↓↓↓

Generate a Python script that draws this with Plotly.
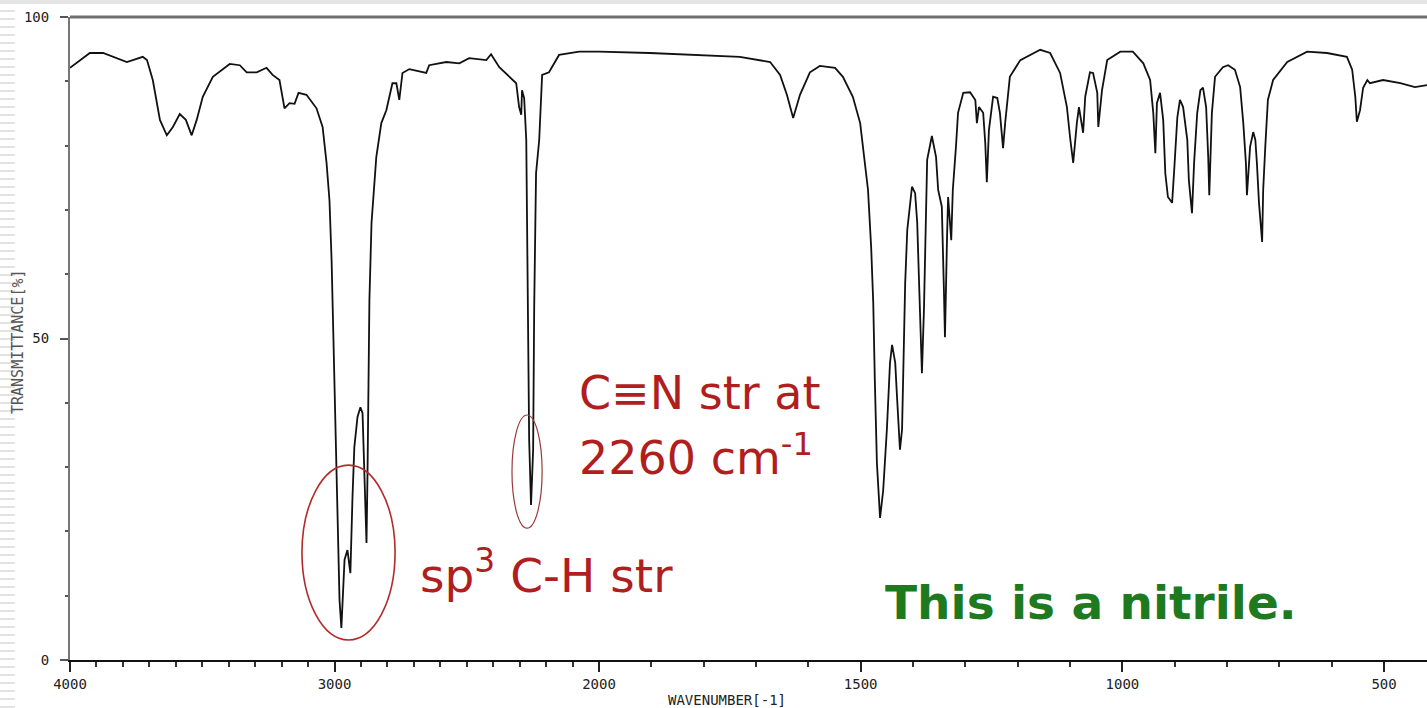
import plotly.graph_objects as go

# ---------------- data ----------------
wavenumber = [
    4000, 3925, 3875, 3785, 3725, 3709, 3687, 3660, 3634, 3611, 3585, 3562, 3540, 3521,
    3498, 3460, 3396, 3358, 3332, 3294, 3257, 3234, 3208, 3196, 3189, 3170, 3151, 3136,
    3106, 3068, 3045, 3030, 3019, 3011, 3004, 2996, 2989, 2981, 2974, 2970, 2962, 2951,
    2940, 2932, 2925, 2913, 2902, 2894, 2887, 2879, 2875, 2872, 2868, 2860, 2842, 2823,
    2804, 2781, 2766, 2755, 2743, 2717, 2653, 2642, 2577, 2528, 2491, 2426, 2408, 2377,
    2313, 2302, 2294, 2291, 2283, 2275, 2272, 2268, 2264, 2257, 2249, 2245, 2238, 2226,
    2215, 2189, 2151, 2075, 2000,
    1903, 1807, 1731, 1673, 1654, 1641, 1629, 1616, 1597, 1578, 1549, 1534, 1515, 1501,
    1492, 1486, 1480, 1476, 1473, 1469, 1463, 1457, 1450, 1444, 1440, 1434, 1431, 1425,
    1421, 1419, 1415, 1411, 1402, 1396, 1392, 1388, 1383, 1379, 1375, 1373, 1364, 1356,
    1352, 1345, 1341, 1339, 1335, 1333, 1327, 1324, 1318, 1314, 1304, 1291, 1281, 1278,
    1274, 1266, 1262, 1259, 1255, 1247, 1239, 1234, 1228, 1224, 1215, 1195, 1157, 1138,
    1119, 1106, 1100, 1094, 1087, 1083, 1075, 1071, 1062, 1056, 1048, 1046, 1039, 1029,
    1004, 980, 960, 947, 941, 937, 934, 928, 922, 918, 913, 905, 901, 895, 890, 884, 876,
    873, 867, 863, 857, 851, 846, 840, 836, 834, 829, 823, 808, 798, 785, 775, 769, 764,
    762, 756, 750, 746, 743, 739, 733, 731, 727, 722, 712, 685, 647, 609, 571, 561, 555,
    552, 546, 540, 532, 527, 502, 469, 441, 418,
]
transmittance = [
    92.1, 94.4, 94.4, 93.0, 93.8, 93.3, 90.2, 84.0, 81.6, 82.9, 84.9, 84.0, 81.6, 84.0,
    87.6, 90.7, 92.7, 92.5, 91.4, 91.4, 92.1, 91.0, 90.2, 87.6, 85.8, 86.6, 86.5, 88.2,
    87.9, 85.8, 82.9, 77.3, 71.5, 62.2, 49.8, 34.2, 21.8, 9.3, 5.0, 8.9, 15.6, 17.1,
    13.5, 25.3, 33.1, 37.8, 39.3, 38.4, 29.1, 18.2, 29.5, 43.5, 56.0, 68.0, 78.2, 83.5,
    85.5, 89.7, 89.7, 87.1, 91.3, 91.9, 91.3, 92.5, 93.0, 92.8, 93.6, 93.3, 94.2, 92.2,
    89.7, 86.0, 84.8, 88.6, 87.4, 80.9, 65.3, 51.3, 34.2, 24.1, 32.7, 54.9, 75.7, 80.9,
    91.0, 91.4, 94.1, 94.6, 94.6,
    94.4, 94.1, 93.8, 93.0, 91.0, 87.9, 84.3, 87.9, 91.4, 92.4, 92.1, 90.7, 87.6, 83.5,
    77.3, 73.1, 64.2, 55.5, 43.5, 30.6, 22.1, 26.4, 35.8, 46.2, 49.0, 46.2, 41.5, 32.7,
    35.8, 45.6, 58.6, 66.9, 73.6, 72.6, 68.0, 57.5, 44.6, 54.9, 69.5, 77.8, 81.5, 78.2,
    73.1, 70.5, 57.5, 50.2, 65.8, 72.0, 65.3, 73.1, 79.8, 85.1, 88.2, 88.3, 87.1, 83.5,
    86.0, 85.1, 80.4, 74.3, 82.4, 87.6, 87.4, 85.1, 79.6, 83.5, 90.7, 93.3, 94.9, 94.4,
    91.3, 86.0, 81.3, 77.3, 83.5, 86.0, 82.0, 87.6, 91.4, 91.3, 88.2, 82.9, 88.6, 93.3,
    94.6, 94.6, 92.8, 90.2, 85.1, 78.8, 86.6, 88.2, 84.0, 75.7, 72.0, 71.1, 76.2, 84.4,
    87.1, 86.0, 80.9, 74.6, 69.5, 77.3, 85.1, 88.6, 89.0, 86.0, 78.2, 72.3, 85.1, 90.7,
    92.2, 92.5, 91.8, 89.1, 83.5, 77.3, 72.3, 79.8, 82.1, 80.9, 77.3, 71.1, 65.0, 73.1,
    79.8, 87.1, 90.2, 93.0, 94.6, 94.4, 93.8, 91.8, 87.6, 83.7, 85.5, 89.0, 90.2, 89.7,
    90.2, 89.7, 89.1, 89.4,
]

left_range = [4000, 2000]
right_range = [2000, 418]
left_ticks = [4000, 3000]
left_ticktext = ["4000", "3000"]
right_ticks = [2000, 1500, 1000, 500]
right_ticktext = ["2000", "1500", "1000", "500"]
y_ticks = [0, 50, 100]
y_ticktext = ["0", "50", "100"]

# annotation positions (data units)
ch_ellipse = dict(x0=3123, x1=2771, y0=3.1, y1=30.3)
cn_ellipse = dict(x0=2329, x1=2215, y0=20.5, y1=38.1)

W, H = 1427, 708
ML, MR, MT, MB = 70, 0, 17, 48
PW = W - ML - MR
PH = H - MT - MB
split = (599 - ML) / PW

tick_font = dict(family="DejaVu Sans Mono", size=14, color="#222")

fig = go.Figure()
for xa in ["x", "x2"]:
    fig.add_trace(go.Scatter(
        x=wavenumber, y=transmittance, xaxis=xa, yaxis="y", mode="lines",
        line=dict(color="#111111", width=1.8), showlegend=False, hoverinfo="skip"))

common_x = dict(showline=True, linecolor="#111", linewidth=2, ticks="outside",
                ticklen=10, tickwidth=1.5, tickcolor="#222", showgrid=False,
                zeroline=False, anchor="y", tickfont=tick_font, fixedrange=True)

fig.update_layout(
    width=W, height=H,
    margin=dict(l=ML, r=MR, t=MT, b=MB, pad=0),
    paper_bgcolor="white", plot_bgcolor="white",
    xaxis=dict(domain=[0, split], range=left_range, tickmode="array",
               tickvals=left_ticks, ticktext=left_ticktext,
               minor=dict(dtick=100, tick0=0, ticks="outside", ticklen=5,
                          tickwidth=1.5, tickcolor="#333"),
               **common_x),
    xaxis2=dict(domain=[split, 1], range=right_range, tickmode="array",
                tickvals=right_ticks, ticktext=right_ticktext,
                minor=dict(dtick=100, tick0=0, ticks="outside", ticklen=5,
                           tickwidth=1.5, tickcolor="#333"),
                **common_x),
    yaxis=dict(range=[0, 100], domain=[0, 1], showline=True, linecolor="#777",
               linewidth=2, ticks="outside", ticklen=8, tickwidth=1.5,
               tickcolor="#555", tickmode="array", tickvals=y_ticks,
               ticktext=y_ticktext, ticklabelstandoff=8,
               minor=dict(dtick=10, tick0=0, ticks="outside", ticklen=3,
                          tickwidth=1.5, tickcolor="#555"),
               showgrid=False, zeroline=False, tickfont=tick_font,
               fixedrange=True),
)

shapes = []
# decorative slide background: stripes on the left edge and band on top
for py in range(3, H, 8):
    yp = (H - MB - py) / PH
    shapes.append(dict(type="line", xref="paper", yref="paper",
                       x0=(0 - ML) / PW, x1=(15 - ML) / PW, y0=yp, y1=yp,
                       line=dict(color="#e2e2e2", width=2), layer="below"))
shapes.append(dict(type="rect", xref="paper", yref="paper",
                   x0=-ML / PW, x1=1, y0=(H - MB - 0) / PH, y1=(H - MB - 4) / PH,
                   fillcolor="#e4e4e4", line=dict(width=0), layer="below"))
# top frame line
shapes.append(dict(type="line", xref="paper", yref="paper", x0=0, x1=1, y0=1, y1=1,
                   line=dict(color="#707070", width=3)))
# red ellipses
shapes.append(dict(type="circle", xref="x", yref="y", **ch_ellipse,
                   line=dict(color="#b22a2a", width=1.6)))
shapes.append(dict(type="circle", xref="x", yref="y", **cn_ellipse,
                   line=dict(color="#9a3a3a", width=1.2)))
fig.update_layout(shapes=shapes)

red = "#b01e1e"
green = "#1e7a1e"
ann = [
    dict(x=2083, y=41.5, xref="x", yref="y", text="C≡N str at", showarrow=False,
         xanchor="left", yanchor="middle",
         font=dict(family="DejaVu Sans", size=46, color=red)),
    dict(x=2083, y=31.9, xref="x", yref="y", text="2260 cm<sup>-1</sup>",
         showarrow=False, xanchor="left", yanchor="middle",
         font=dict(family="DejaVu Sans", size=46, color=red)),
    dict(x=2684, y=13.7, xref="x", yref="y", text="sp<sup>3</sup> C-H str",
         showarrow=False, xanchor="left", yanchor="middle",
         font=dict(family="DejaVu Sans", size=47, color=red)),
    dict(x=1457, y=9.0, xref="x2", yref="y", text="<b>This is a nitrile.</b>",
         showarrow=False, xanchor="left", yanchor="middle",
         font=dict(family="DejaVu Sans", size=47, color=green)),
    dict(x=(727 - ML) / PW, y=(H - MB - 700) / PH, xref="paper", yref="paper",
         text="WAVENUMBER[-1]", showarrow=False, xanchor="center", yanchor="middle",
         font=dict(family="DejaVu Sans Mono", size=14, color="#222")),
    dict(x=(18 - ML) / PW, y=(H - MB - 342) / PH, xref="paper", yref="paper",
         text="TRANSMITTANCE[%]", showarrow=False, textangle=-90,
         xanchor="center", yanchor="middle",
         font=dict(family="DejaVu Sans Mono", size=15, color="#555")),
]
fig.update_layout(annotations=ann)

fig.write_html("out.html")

↑↑↑

#### Short task
Exactly reproduce the run of lines from the start of the listing through the line with "import plotly.graph_objects as go", inclusive; pictures are not copied.

#### Solution to this task
Generate a Python script that draws this with Plotly.
import plotly.graph_objects as go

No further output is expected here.